## Begin MATERIAL PROVIDED

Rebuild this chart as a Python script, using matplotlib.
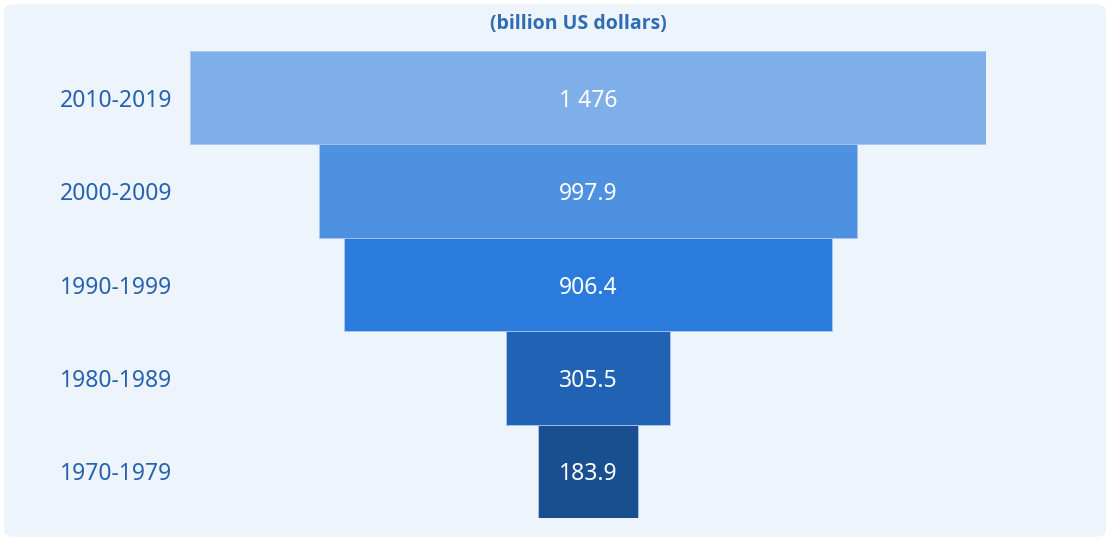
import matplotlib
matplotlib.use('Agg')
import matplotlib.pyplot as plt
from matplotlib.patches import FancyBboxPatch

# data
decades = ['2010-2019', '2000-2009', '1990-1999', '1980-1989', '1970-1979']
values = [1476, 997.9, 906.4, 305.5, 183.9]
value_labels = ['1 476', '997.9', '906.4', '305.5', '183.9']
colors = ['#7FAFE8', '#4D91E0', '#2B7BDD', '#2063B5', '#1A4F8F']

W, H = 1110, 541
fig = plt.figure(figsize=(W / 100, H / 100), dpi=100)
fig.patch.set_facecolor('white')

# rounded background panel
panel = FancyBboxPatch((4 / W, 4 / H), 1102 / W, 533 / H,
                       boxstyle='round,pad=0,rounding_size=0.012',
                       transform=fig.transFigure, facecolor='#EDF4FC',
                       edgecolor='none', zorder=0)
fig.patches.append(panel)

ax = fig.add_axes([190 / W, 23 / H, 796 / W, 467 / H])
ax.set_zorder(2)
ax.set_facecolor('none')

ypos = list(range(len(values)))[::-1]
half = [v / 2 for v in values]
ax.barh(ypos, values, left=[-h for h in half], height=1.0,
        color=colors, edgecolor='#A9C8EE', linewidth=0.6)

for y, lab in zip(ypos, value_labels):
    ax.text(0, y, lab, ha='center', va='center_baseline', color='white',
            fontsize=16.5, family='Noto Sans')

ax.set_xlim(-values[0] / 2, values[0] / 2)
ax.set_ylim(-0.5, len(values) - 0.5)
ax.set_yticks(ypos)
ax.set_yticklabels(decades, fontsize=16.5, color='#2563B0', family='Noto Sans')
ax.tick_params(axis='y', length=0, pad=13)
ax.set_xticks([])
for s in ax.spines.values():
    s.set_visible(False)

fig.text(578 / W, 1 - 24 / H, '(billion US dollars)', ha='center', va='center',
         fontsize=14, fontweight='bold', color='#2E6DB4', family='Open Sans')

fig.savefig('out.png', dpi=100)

## End MATERIAL PROVIDED

◆ **TASK DESCRIPTION**: Copy nothing but the lines from the top of the data down to the line containing "from matplotlib.patches import FancyBboxPatch", and leave the pictures out.

◆ **RESULT**:
Rebuild this chart as a Python script, using matplotlib.
import matplotlib
matplotlib.use('Agg')
import matplotlib.pyplot as plt
from matplotlib.patches import FancyBboxPatch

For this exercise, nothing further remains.